De purs et nobles sentiments exprimés avec la simplicité la plus courtoise, et avec une délicieuse qualité d'onction, voilà ce qui me semble caractériser l'homme qui a écrit tant de si solides et souvent de si belles pages. On peut y ajouter pour l'écrivain un sens instinctif du moyen le mieux approprié à faire prendre goût à l'entretien qu'il nous propose. Les premières pages de cet ouvrage en sont un excellent exemple. Son secret est bien simple : M. Warde Fowler ne fait point violence à ses lecteurs, il cherche à se mettre à leur portée. Il nous l'a livré, ce secret, sans le vouloir, dans une page de son dernier ouvrage qui est en quelque manière son testament spirituel (Essays in Brief for War-Time, 1916). On lui avait imposé la tâche d'arriver en une demi-heure à faire comprendre aux écoliers de son village ce que fut Shakespeare, et pourquoi tous les peuples de la terre le mettent au premier rang. Après avoir promené ces enfants en imagination dans la patrie de Shakespeare, après avoir relevé ce qu'il y a de saillant dans la vie de l'homme : Si vous sortez, leur dit-il, par une belle nuit d'étoiles, vous en verrez des milliers qui semblent au premier regard toutes égales en éclat.

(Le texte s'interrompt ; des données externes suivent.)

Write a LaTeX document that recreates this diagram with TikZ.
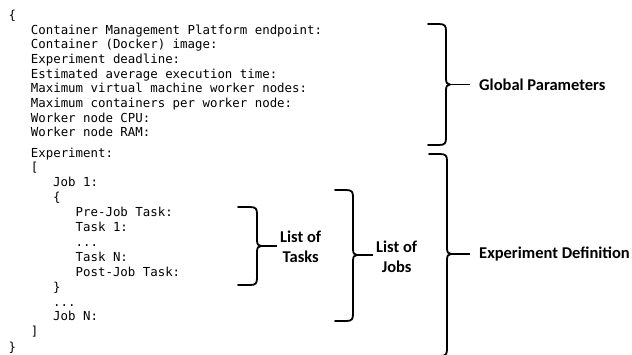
\documentclass[tikz,border=0pt]{standalone}
\usepackage{fontspec}
\newfontfamily\codefont{DejaVu Sans Mono}
\newfontfamily\labelfont{Carlito}
\tikzset{
  code/.style={anchor=west, inner sep=0pt, font=\codefont\fontsize{12.4}{14}\selectfont, text height=8pt, text depth=0pt, text=black},
  lbl/.style={inner sep=0pt, font=\labelfont\bfseries\fontsize{16.5}{20}\selectfont, align=center},
  brc/.style={line width=1.8pt, line cap=round, line join=round},
  tick/.style={line width=1.8pt},
}
% #1 left x, #2 vertical x, #3 top y, #4 middle y, #5 bottom y, #6 tip name
\newcommand\drawbrace[6]{%
  \draw[brc] (#1,#3) -- ({#2-7},#3) .. controls ({#2-1},#3) and (#2,{#3+2}) .. (#2,{#3+7})
    -- (#2,{#4-6}) .. controls (#2,{#4-2}) and ({#2+1},#4) .. ({#2+4},#4)
    .. controls ({#2+1},#4) and (#2,{#4+2}) .. (#2,{#4+6})
    -- (#2,{#5-7}) .. controls (#2,{#5-2}) and ({#2-1},#5) .. ({#2-7},#5) -- (#1,#5);
  \coordinate (#6) at ({#2+3},#4);
}
\begin{document}
\begin{tikzpicture}[x=1pt,y=-1pt]
\useasboundingbox (0,0) rectangle (632,354);
\clip (0,0) rectangle (632,354);
% code text
\node[code] (c0) at (8.4,15.5) {\{};
\node[code] (c1) at (30.7,30) {Container Management Platform endpoint:};
\node[code] (c2) at (30.7,44.7) {Container (Docker) image:};
\node[code] (c3) at (30.7,59.4) {Experiment deadline:};
\node[code] (c4) at (30.7,74.1) {Estimated average execution time:};
\node[code] (c5) at (30.7,88.8) {Maximum virtual machine worker nodes:};
\node[code] (c6) at (30.7,103.5) {Maximum containers per worker node:};
\node[code] (c7) at (30.7,118.2) {Worker node CPU:};
\node[code] (c8) at (30.7,132.9) {Worker node RAM:};
\node[code] (c9) at (30.7,153) {Experiment:};
\node[code] (c10) at (30.7,167.9) {[};
\node[code] (c11) at (53,182.8) {Job 1:};
\node[code] (c12) at (53,197.7) {\{};
\node[code] (c13) at (75.5,212.6) {Pre-Job Task:};
\node[code] (c14) at (75.5,227.5) {Task 1:};
\node[code] (c15) at (75.5,242.4) {...};
\node[code] (c16) at (75.5,257.3) {Task N:};
\node[code] (c17) at (75.5,272.2) {Post-Job Task:};
\node[code] (c18) at (53,287.1) {\}};
\node[code] (c19) at (53,302) {...};
\node[code] (c20) at (53,316.9) {Job N:};
\node[code] (c21) at (30.7,331.8) {]};
\node[code] (c22) at (8.4,347.5) {\}};
% braces
\drawbrace{428}{446}{24}{84.5}{145}{gtip}
\drawbrace{429}{447}{154}{254}{356}{etip}
\drawbrace{335}{353}{190}{255}{321}{jtip}
\drawbrace{238}{257}{207}{246}{285}{ttip}
% labels
\node[lbl, anchor=west] (glabel) at (479,85) {Global Parameters};
\node[lbl, anchor=west] (elabel) at (479,254) {Experiment Definition};
\node[lbl, anchor=west] (jlabel) at (376,257) {List of\\Jobs};
\node[lbl, anchor=west] (tlabel) at (280,247) {List of\\Tasks};
% connectors
\draw[tick, shorten >=9pt] (gtip) -- (gtip -| glabel.west);
\draw[tick, shorten >=9pt] (etip) -- (etip -| elabel.west);
\draw[tick, shorten >=3pt] (jtip) -- (jtip -| jlabel.west);
\draw[tick, shorten >=3pt] (ttip) -- (ttip -| tlabel.west);
\end{tikzpicture}
\end{document}
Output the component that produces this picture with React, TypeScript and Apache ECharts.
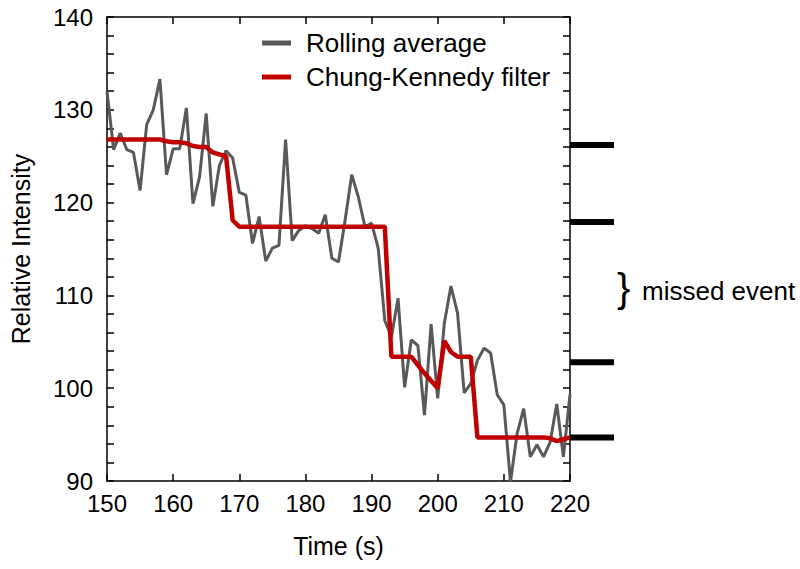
import React, { useEffect, useRef } from "react";
import * as echarts from "echarts";

const times = [
  150, 151, 152, 153, 154, 155, 156, 157, 158, 159,
  160, 161, 162, 163, 164, 165, 166, 167, 168, 169,
  170, 171, 172, 173, 174, 175, 176, 177, 178, 179,
  180, 181, 182, 183, 184, 185, 186, 187, 188, 189,
  190, 191, 192, 193, 194, 195, 196, 197, 198, 199,
  200, 201, 202, 203, 204, 205, 206, 207, 208, 209,
  210, 211, 212, 213, 214, 215, 216, 217, 218, 219, 220,
];

const rollingAverage = [
  132.0, 125.7, 127.5, 125.7, 125.4, 121.3, 128.4, 130.0, 133.3, 123.0,
  125.8, 125.8, 130.2, 119.9, 122.8, 129.6, 119.6, 124.0, 125.6, 124.8,
  121.1, 120.8, 115.6, 118.5, 113.7, 115.1, 115.4, 126.8, 115.9, 117.0,
  117.5, 117.2, 116.7, 118.7, 114.0, 113.6, 118.1, 123.0, 120.6, 117.4,
  117.8, 115.1, 107.3, 105.5, 109.7, 100.1, 105.2, 104.6, 97.1, 106.9,
  98.9, 107.0, 111.0, 108.1, 99.5, 100.5, 103.0, 104.3, 103.8, 99.3,
  98.2, 89.9, 95.1, 97.8, 92.6, 93.9, 92.6, 94.2, 98.3, 92.6, 99.3,
];

const chungKennedy = [
  126.8, 126.8, 126.8, 126.8, 126.8, 126.8, 126.8, 126.8, 126.8, 126.6,
  126.5, 126.5, 126.4, 126.1, 126.0, 126.0, 125.4, 125.2, 125.0, 118.1,
  117.4, 117.4, 117.4, 117.4, 117.4, 117.4, 117.4, 117.4, 117.4, 117.4,
  117.4, 117.4, 117.4, 117.4, 117.4, 117.4, 117.4, 117.4, 117.4, 117.4,
  117.4, 117.4, 117.4, 103.4, 103.4, 103.4, 103.4, 102.5, 101.6, 100.8,
  100.0, 105.1, 103.9, 103.4, 103.4, 103.4, 94.7, 94.7, 94.7, 94.7,
  94.7, 94.7, 94.7, 94.7, 94.7, 94.7, 94.7, 94.6, 94.3, 94.5, 94.7,
];

const eventLevels = [126.2, 117.9, 102.8, 94.7];

const xTicks = { min: 150, max: 220, interval: 10 };
const yTicks = { min: 90, max: 140, interval: 10 };

const FONT = "'Liberation Sans', Arial, sans-serif";

export default function App() {
  const ref = useRef<HTMLDivElement>(null);

  useEffect(() => {
    if (!ref.current) return;
    const chart = echarts.init(ref.current, null, { renderer: "svg" });

    const axisLine = { show: true, lineStyle: { color: "#000", width: 1.5 } };
    const tickStyle = { color: "#000", width: 1.5 };

    const levelSeries = eventLevels.map((v, i) => ({
      name: "level" + i,
      type: "line",
      xAxisIndex: 2,
      yAxisIndex: 2,
      data: [
        [0, v],
        [1, v],
      ],
      symbol: "none",
      lineStyle: { color: "#000", width: 6 },
      silent: true,
    }));

    chart.setOption({
      animation: false,
      backgroundColor: "#fff",
      textStyle: { fontFamily: FONT },
      grid: [
        { left: 102, right: 230, top: 17, bottom: 88, containLabel: false },
        { left: 570, width: 44, top: 17, bottom: 88, containLabel: false },
      ],
      legend: {
        orient: "vertical",
        left: 262,
        top: 30,
        padding: 0,
        itemWidth: 29,
        itemHeight: 5,
        itemGap: 8,
        icon: "rect",
        data: ["Rolling average", "Chung-Kennedy filter"],
        textStyle: {
          fontSize: 26,
          fontFamily: FONT,
          color: "#000",
          padding: [0, 0, 0, 10],
        },
      },
      xAxis: [
        {
          type: "value",
          gridIndex: 0,
          min: xTicks.min,
          max: xTicks.max,
          interval: xTicks.interval,
          name: "Time (s)",
          nameLocation: "middle",
          nameGap: 52,
          nameTextStyle: { fontSize: 25, color: "#000", fontFamily: FONT },
          axisLine,
          axisTick: { show: true, inside: true, length: 7, lineStyle: tickStyle },
          axisLabel: { fontSize: 24, color: "#000", margin: 10, fontFamily: FONT },
          splitLine: { show: false },
        },
        {
          type: "value",
          gridIndex: 0,
          position: "top",
          min: xTicks.min,
          max: xTicks.max,
          interval: xTicks.interval,
          axisLine,
          axisTick: { show: true, inside: true, length: 7, lineStyle: tickStyle },
          axisLabel: { show: false },
          splitLine: { show: false },
        },
        {
          type: "value",
          gridIndex: 1,
          min: 0,
          max: 1,
          show: false,
        },
      ],
      yAxis: [
        {
          type: "value",
          gridIndex: 0,
          min: yTicks.min,
          max: yTicks.max,
          interval: yTicks.interval,
          name: "Relative Intensity",
          nameLocation: "middle",
          nameGap: 74,
          nameTextStyle: { fontSize: 25, color: "#000", fontFamily: FONT },
          axisLine,
          axisTick: { show: true, inside: true, length: 7, lineStyle: tickStyle },
          minorTick: { show: true, splitNumber: 5, length: 7, lineStyle: tickStyle },
          axisLabel: { fontSize: 24, color: "#000", margin: 14, fontFamily: FONT },
          splitLine: { show: false },
        },
        {
          type: "value",
          gridIndex: 0,
          position: "right",
          min: yTicks.min,
          max: yTicks.max,
          interval: yTicks.interval,
          axisLine,
          axisTick: { show: true, inside: true, length: 7, lineStyle: tickStyle },
          minorTick: { show: true, splitNumber: 5, length: 7, lineStyle: tickStyle },
          axisLabel: { show: false },
          splitLine: { show: false },
        },
        {
          type: "value",
          gridIndex: 1,
          min: yTicks.min,
          max: yTicks.max,
          show: false,
        },
      ],
      series: [
        {
          name: "Rolling average",
          type: "line",
          xAxisIndex: 0,
          yAxisIndex: 0,
          data: times.map((t, i) => [t, rollingAverage[i]]),
          symbol: "none",
          color: "#595959",
          lineStyle: { color: "#595959", width: 3 },
          clip: true,
        },
        {
          name: "Chung-Kennedy filter",
          type: "line",
          xAxisIndex: 0,
          yAxisIndex: 0,
          data: times.map((t, i) => [t, chungKennedy[i]]),
          symbol: "none",
          color: "#c00000",
          lineStyle: { color: "#c00000", width: 4.5 },
          clip: true,
        },
        ...levelSeries,
      ],
      graphic: [
        {
          type: "text",
          left: 617,
          top: 268,
          style: {
            text: "}",
            fontSize: 40,
            fontFamily: FONT,
            fill: "#000",
          },
        },
        {
          type: "text",
          left: 642,
          top: 278,
          style: {
            text: "missed event",
            fontSize: 26,
            fontFamily: FONT,
            fill: "#000",
          },
        },
      ],
    });

    return () => chart.dispose();
  }, []);

  return (
    <div
      ref={ref}
      style={{ position: "absolute", left: 0, top: 0, width: 800, height: 569 }}
    />
  );
}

Mais bientôt vous en distinguerez une plus brillante et plus scintillante que les autres, et vous ne pourrez plus en détacher votre regard : toutes les autres pâliront devant sa flamme. Il en est de même pour les hommes ; chez certains d'entre eux, la flamme de vie paraît incomparablement plus forte et plus lumineuse que chez tous les autres. Shakespeare fut une de ces étoiles si brillantes...

Je ne serais pas étonné que M. Warde Fowler ait eu toute sa vie les yeux fixés sur une étoile plus lumineuse que les autres, et c'est ce qui donne tant de prix aux moindres choses qu'il a écrites.

FRANK OLIVIER,

Professeur à l'Université de Lausanne.